Yönetmen Uçakan, 15 Temmuz Fetullahçı Terör Örgütü’nün (FETÖ) darbe girişiminin ardından dizide işledikleri konuların daha da netleştiğine değinerek, şu görüşlerini aktardı:

“1970’lerde aynı oyunlar, aynı aktörler vardı. Nedir bu oyun? ‘Dünyanın abisi’ geçinenlerin, dışındaki ülkeleri manipüle etmeleri, içlerindeki birtakım hainlerle, ajanlarla, kendisine sempati duyan birtakım çevreleri ve siyasetiyle daha üstü kapalı bir biçimdeydi. O dönem maskeler vardı, tanıyamıyordunuz, net olmayan görüntüler vardı. Tedirgin olsanız bile ‘Budur’ diyemiyordunuz. 15 Temmuz’un sayısız faydası var. Bunlardan biri 15 Temmuz spotların büsbütün yandığı, bütün arka plandaki ellerin, ihanetin, maskelerinin açığa çıktığı bir dönem oldu. Bu kadar kılcal damarlarımıza kadar girildiğini bu operasyonla gördük. Sayın Cumhurbaşkanımız Recep Tayyip Erdoğan’ın söylediği ‘Asıl İstiklal Savaşı şimdi başlıyor’ sözünün anlamı tam olarak çıktı.”

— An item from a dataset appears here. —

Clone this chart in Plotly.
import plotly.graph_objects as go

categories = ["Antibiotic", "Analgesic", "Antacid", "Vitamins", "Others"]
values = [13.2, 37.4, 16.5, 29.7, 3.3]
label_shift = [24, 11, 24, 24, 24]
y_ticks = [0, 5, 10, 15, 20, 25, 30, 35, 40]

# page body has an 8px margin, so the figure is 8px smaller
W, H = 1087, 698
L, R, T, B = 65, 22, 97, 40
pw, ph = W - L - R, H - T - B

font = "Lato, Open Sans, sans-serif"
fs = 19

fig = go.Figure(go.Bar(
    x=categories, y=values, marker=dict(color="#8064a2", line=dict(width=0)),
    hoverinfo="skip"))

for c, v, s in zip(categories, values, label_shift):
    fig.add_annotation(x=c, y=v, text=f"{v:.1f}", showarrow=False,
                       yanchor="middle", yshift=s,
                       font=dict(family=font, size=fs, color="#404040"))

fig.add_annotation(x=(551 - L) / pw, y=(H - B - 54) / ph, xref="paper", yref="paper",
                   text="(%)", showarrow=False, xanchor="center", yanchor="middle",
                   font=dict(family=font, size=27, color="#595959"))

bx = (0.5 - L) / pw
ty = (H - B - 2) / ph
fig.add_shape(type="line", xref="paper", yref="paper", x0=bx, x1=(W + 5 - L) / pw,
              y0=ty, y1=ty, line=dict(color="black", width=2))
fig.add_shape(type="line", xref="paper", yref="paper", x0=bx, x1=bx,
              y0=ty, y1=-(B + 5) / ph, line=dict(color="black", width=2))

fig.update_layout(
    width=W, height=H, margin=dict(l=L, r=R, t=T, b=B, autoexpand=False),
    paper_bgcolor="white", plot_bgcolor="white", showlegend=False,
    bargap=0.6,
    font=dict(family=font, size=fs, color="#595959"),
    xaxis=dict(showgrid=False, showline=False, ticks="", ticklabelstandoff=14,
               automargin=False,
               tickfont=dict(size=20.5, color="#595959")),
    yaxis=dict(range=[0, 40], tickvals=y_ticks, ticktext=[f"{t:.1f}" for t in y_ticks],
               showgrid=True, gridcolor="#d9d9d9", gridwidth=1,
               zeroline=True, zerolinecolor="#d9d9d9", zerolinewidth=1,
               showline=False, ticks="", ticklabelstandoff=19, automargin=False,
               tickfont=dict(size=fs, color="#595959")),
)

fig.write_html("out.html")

– “Yedi düvele karşı mücadele veriyoruz”

Darbe girişiminde sadece bir çeteye, terör örgütüne karşı değil, bütün dünyaya karşı mücadele verildiğini söyleyen Uçakan, “Eski tabirle yedi düvele karşı mücadele veriyoruz. O idrakler geçmişte bu kadar açık ve net kendisini göstermemişti. Tabii ki o zamanlar da darbeye giden süreç yaşandığı için bütün bu ayak oyunları vardı, biz onu dizimizde mümkün olduğu kadar gösteriyoruz.” görüşlerini aktardı.

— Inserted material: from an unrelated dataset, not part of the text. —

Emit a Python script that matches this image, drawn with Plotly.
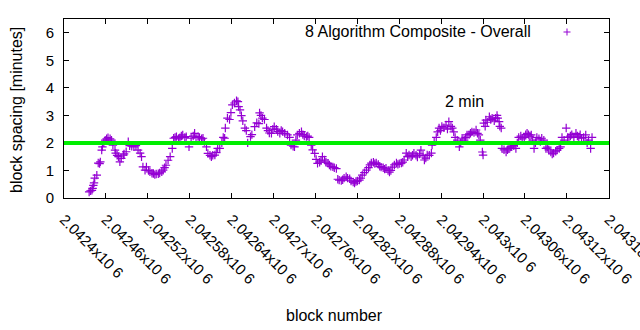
import plotly.graph_objects as go

# ---- data ----
blocks = [
    2042436, 2042438, 2042440, 2042441, 2042442, 2042443, 2042444, 2042447, 2042449, 2042451,
    2042452, 2042454, 2042455, 2042457, 2042459, 2042461, 2042463, 2042466, 2042468, 2042470,
    2042473, 2042474, 2042476, 2042478, 2042480, 2042482, 2042485, 2042486, 2042489, 2042492,
    2042494, 2042497, 2042500, 2042503, 2042506, 2042509, 2042511, 2042513, 2042516, 2042518,
    2042521, 2042523, 2042526, 2042528, 2042530, 2042532, 2042535, 2042537, 2042540, 2042542,
    2042544, 2042546, 2042549, 2042552, 2042555, 2042557, 2042559, 2042561, 2042564, 2042566,
    2042568, 2042570, 2042573, 2042575, 2042579, 2042582, 2042585, 2042587, 2042589, 2042592,
    2042594, 2042597, 2042599, 2042601, 2042604, 2042606, 2042609, 2042611, 2042613, 2042616,
    2042618, 2042620, 2042623, 2042626, 2042628, 2042630, 2042631, 2042634, 2042637, 2042639,
    2042641, 2042644, 2042647, 2042649, 2042650, 2042652, 2042654, 2042656, 2042659, 2042661,
    2042663, 2042667, 2042669, 2042673, 2042676, 2042679, 2042680, 2042682, 2042684, 2042687,
    2042690, 2042692, 2042694, 2042697, 2042699, 2042701, 2042704, 2042706, 2042709, 2042711,
    2042713, 2042716, 2042720, 2042723, 2042725, 2042728, 2042730, 2042732, 2042734, 2042737,
    2042740, 2042742, 2042744, 2042747, 2042749, 2042751, 2042754, 2042756, 2042759, 2042761,
    2042763, 2042766, 2042768, 2042770, 2042773, 2042775, 2042778, 2042780, 2042782, 2042785,
    2042787, 2042790, 2042792, 2042794, 2042797, 2042799, 2042801, 2042804, 2042806, 2042809,
    2042811, 2042814, 2042816, 2042818, 2042820, 2042823, 2042825, 2042827, 2042830, 2042833,
    2042836, 2042838, 2042840, 2042843, 2042845, 2042847, 2042850, 2042852, 2042854, 2042857,
    2042859, 2042861, 2042864, 2042866, 2042868, 2042870, 2042873, 2042876, 2042878, 2042880,
    2042883, 2042885, 2042887, 2042890, 2042892, 2042894, 2042897, 2042899, 2042901, 2042904,
    2042906, 2042909, 2042911, 2042914, 2042916, 2042918, 2042920, 2042923, 2042926, 2042927,
    2042930, 2042933, 2042935, 2042937, 2042939, 2042941, 2042944, 2042947, 2042949, 2042951,
    2042954, 2042956, 2042958, 2042960, 2042963, 2042966, 2042968, 2042970, 2042973, 2042975,
    2042977, 2042980, 2042982, 2042984, 2042987, 2042990, 2042992, 2042994, 2042996, 2042999,
    2043000, 2043001, 2043003, 2043004, 2043006, 2043009, 2043011, 2043013, 2043016, 2043018,
    2043020, 2043021, 2043023, 2043024, 2043026, 2043027, 2043030, 2043033, 2043035, 2043037,
    2043039, 2043041, 2043044, 2043047, 2043049, 2043051, 2043054, 2043056, 2043059, 2043061,
    2043063, 2043065, 2043067, 2043069, 2043071, 2043073, 2043075, 2043077, 2043080, 2043082,
    2043084, 2043087, 2043090, 2043092, 2043094, 2043097, 2043099, 2043101, 2043104, 2043106,
    2043109, 2043111, 2043113, 2043116, 2043119, 2043121, 2043123, 2043125, 2043127, 2043130,
    2043133, 2043135, 2043137, 2043139, 2043141, 2043144, 2043147, 2043149, 2043151, 2043154,
    2043156,
]

spacing_minutes = [
    0.22, 0.26, 0.28, 0.35, 0.46, 0.55, 0.72, 0.83, 1.27, 1.25,
    1.31, 1.74, 1.86, 2.00, 2.10, 2.15, 2.19, 2.15, 2.10, 1.92,
    1.74, 1.63, 1.55, 1.50, 1.31, 1.44, 1.56, 1.60, 1.68, 2.04,
    1.90, 1.88, 1.86, 1.90, 1.74, 1.63, 1.50, 1.13, 1.01, 1.13,
    1.00, 0.95, 0.90, 0.89, 0.85, 0.87, 0.88, 0.91, 0.95, 1.01,
    1.10, 1.19, 1.37, 1.50, 1.80, 2.17, 2.20, 2.23, 2.15, 2.19,
    2.25, 2.29, 2.20, 2.23, 1.86, 2.17, 2.25, 2.35, 2.20, 2.23,
    2.20, 2.15, 2.17, 2.05, 1.86, 1.62, 1.55, 1.50, 1.55, 1.56,
    1.65, 1.80, 1.80, 2.00, 2.20, 2.17, 2.54, 2.90, 2.85, 3.10,
    3.38, 3.45, 3.53, 3.50, 3.32, 3.20, 2.99, 2.80, 2.54, 2.45,
    2.00, 2.23, 2.30, 2.59, 2.73, 2.70, 3.09, 3.00, 2.90, 2.85,
    2.54, 2.45, 2.36, 2.35, 2.50, 2.59, 2.50, 2.41, 2.35, 2.45,
    2.41, 2.35, 2.29, 2.20, 1.92, 1.88, 1.86, 2.10, 2.29, 2.35,
    2.41, 2.30, 2.25, 2.23, 2.25, 2.20, 1.92, 1.75, 1.62, 1.40,
    1.26, 1.30, 1.35, 1.50, 1.38, 1.30, 1.26, 1.20, 1.15, 1.13,
    1.10, 1.07, 0.68, 0.65, 0.63, 0.66, 0.72, 0.77, 0.72, 0.70,
    0.62, 0.58, 0.54, 0.60, 0.62, 0.65, 0.72, 0.83, 0.92, 1.01,
    1.10, 1.20, 1.27, 1.30, 1.25, 1.27, 1.22, 1.15, 1.12, 1.10,
    1.05, 1.08, 1.00, 0.94, 1.00, 1.12, 1.20, 1.27, 1.22, 1.25,
    1.27, 1.30, 1.38, 1.63, 1.50, 1.56, 1.50, 1.55, 1.63, 1.55,
    1.49, 1.60, 1.74, 1.55, 1.38, 1.45, 1.56, 1.55, 1.63, 1.92,
    2.05, 2.20, 2.40, 2.54, 2.45, 2.60, 2.55, 2.65, 2.50, 2.77,
    2.60, 2.54, 2.40, 2.20, 2.10, 1.86, 2.00, 2.17, 2.10, 2.20,
    2.29, 2.30, 2.35, 2.40, 2.38, 2.47, 2.35, 2.29, 2.10, 1.67,
    1.56, 2.72, 2.60, 2.83, 2.75, 2.95, 2.85, 2.90, 2.80, 2.90,
    3.00, 2.90, 2.77, 2.60, 2.54, 1.80, 1.75, 1.67, 1.75, 1.80,
    1.85, 1.86, 1.90, 1.80, 2.00, 2.20, 2.25, 2.15, 2.20, 2.30,
    2.35, 2.30, 2.25, 2.29, 2.10, 1.80, 2.00, 2.20, 2.15, 2.05,
    2.17, 2.10, 1.80, 1.85, 1.75, 1.67, 1.60, 1.63, 1.70, 1.74,
    1.80, 1.86, 2.20, 2.10, 2.54, 2.20, 2.20, 2.25, 2.30, 2.20,
    2.35, 2.25, 2.20, 2.30, 2.17, 2.20, 2.29, 2.00, 2.10, 1.80,
    2.20,
]

assert len(blocks) == len(spacing_minutes)

target_minutes = 2
target_label = "2 min"
target_label_pos = (2042973, 3.49)

series_name = "8 Algorithm Composite - Overall"

x_tick_vals = [2042400, 2042460, 2042520, 2042580, 2042640, 2042700, 2042760,
               2042820, 2042880, 2042940, 2043000, 2043060, 2043120, 2043180]
x_tick_text = ["2.0424x10 6", "2.04246x10 6", "2.04252x10 6", "2.04258x10 6",
               "2.04264x10 6", "2.0427x10 6", "2.04276x10 6", "2.04282x10 6",
               "2.04288x10 6", "2.04294x10 6", "2.043x10 6", "2.04306x10 6",
               "2.04312x10 6", "2.04318x10 6"]
y_tick_vals = [0, 1, 2, 3, 4, 5, 6]

x_range = [2042400, 2043180.3]
y_range = [0, 6.5]

# ---- styling ----
PURPLE = "#9400d3"
GREEN = "#00ee00"
FONT = "Liberation Sans"
W, H = 640, 330
ML, MR, MT, MB = 64, 31, 19, 132
PW = W - ML - MR
PH = H - MT - MB

fig = go.Figure()
fig.add_trace(go.Scatter(
    x=blocks, y=spacing_minutes, mode="markers", name=series_name,
    marker=dict(symbol="cross-thin", size=6, color=PURPLE,
                line=dict(color=PURPLE, width=1.2)),
    showlegend=False, cliponaxis=True,
))

# 2-minute target line
fig.add_shape(type="line", xref="paper", x0=0, x1=1, yref="y",
              y0=target_minutes, y1=target_minutes,
              line=dict(color=GREEN, width=4), layer="above")

# legend (gnuplot style: text then sample to the right)
key_x = (567 - ML) / PW
key_y = (MT + PH - 32) / PH
fig.add_annotation(text=series_name, xref="paper", yref="paper",
                   x=(533 - ML) / PW, y=key_y, xanchor="right", yanchor="middle",
                   showarrow=False, font=dict(family=FONT, size=16, color="#000"))
for dx0, dx1, dy0, dy1 in [(-3.5, 3.5, 0, 0), (0, 0, -3.5, 3.5)]:
    fig.add_shape(type="line", xref="paper", yref="paper",
                  xsizemode="pixel", ysizemode="pixel",
                  xanchor=key_x, yanchor=key_y,
                  x0=dx0, x1=dx1, y0=dy0, y1=dy1,
                  line=dict(color=PURPLE, width=1))

fig.add_annotation(text=target_label, x=target_label_pos[0], y=target_label_pos[1],
                   xref="x", yref="y", showarrow=False, xanchor="center", yanchor="middle",
                   font=dict(family=FONT, size=16, color="#000"))

# axis titles
fig.add_annotation(text="block spacing [minutes]", xref="paper", yref="paper",
                   x=0, y=0.5, xshift=16 - ML, yshift=-1.5, textangle=-90,
                   xanchor="center", yanchor="middle", showarrow=False,
                   font=dict(family=FONT, size=16, color="#000"))
fig.add_annotation(text="block number", xref="paper", yref="paper",
                   x=0.5, y=0, yshift=-(315 - (MT + PH)), xshift=-2,
                   xanchor="center", yanchor="middle", showarrow=False,
                   font=dict(family=FONT, size=16, color="#000"))

axis_common = dict(showgrid=False, zeroline=False, showline=True, mirror="ticks",
                   linecolor="#000", linewidth=1, ticks="inside", ticklen=5,
                   tickcolor="#000", automargin=False, ticklabeloverflow="allow")

fig.update_xaxes(range=x_range, tickmode="array", tickvals=x_tick_vals,
                 ticktext=x_tick_text, tickangle=45, ticklabelstandoff=6,
                 tickfont=dict(family=FONT, size=15, color="#000"), **axis_common)
fig.update_yaxes(range=y_range, tickmode="array", tickvals=y_tick_vals,
                 ticklabelstandoff=6,
                 tickfont=dict(family=FONT, size=15, color="#000"), **axis_common)

fig.update_layout(
    width=W, height=H, template="none",
    margin=dict(l=ML, r=MR, t=MT, b=MB, pad=0),
    paper_bgcolor="white", plot_bgcolor="white",
    font=dict(family=FONT, size=14, color="#000"),
)

fig.write_html("out.html")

Uçakan, dizide geçen sezon “vatana hizmet ediyorum” zannıyla hareket edenlerin “dini örgütler” tarafından kullanılacağına vurgu yaptıklarına dikkati çekerek, şu değerlendirmeyi yaptı:

“15 Temmuz’un arka planını zaten az çok gördüğümüz için yeni bir şey olmadı da kılcal damarlarımıza kadar giren bir mantığı kavramakta zorlandık açıkçası. Bu kalkışmadaki ihanet, FETÖ’ye dayanıyor ve FETÖ’nün üzerinden yapılan operasyon sadece Türkiye’ye, iktidarı dönüştürmeye yönelik değil, dünyaya dönük olduğu gibi İslam’ı tahrip eden ve dünyanın ağabeylerinin ‘Benim istediğim gibi yaşayacaksın’ formülüne uygun bir operasyon, din için de çok tehlikeli.”

Darbe girişimi sonrası darbeye götüren süreçleri daha da milimetrik detaylarıyla gördüğünü vurgulayan Uçakan, halka ve ülkeye uzanan elleri daha açık teşhis ettiğini belirtti.

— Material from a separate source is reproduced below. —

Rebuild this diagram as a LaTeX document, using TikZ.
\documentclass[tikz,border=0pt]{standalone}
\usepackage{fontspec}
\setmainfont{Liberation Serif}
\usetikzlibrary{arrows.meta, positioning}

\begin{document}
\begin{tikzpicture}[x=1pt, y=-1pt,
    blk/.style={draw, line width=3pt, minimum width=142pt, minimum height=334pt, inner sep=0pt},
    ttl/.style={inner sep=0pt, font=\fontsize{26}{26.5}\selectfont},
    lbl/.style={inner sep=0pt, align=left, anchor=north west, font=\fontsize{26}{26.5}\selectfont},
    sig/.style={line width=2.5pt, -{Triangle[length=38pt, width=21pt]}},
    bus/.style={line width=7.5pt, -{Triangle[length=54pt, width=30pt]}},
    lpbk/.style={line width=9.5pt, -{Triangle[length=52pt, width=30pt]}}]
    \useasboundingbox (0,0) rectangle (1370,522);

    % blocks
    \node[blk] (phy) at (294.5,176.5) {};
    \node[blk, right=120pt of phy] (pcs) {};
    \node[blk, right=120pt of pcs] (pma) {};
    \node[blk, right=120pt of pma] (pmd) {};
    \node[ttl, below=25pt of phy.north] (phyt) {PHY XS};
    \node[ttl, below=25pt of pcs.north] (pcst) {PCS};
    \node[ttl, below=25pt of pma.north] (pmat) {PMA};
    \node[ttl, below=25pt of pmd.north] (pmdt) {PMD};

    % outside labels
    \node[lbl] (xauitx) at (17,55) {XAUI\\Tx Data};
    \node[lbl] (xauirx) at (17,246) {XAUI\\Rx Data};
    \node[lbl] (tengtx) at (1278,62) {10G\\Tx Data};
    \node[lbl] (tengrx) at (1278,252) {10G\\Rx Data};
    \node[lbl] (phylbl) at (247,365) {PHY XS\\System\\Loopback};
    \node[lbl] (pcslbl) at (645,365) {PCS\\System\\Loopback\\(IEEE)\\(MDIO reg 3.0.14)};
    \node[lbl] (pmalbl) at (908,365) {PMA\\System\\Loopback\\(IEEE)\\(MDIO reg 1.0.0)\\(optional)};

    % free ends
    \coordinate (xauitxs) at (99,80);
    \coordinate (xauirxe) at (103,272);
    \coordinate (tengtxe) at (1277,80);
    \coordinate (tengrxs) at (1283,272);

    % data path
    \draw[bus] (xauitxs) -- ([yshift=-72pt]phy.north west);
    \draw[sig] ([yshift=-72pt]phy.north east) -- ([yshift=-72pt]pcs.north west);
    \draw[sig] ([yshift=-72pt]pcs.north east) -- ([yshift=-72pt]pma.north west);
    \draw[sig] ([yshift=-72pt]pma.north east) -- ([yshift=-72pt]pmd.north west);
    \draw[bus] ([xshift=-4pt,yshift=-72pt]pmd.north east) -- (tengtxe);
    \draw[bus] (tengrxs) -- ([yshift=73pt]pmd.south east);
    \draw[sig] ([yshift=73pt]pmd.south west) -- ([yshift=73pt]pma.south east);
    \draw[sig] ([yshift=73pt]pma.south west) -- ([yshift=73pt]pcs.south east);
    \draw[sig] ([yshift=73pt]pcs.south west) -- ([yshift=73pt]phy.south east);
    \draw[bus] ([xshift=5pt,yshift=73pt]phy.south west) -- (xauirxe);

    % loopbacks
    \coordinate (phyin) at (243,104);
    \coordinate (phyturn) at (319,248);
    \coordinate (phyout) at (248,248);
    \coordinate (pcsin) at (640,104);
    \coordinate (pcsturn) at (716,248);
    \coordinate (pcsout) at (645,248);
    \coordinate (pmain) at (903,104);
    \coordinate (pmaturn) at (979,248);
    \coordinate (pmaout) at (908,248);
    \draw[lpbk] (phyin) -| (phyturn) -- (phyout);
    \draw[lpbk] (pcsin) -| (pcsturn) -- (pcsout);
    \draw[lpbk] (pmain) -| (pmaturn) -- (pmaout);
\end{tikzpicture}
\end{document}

– “Yeni sezonun sürprizi FETÖ olacak”

Yapımcı ve yönetmen Mesut Uçakan, FETÖ’nün köklerinin 1970’lere uzandığını ifade ederek, şunları söyledi:

“Dizide, FETÖ’nün 40 yıl önce işin içerisine girdiği görülecek. Tabii biz bunlara da dikkat çekeceğiz, altını çizeceğiz, sahneler atacağız. Sanıyorum yeni sezonun en büyük sürprizlerinden biri bu olacak. O döneme mahsus bir şekilde halkı darbe konusunda bilinçlendirmeye çalışacağız.” 

– “Topluma mal olmuş birini canlandırmak sanatçının doğal hakkı”

Uçakan, geçen sezon merhum şair-yazar Necip Fazıl Kısakürek’i dizide canlandırdıkları için oğlu Mehmet Kısakürek’in açtığı davanın durumuna ilişkin sorusunu şöyle yanıtladı:

“Şu anda süreç devam ettiği için yorum yapmak doğru değil fakat bir kahramanı canlandırmak, güncel ya da 10-20-40 yıl önce topluma mal olmuş birini canlandırmak sanatçının doğal hakkı, bizim iddiamız o. Buna tabii telif olarak, eserinden bir parça kullandığınızda karşılığını ödemeniz lazım. Onda da birtakım sıkıntılar oldu, temas kuruldu, kabul edildi, edilmedi derken bunlar da karşılıklı iyi niyet içerisinde çözülür umarız.”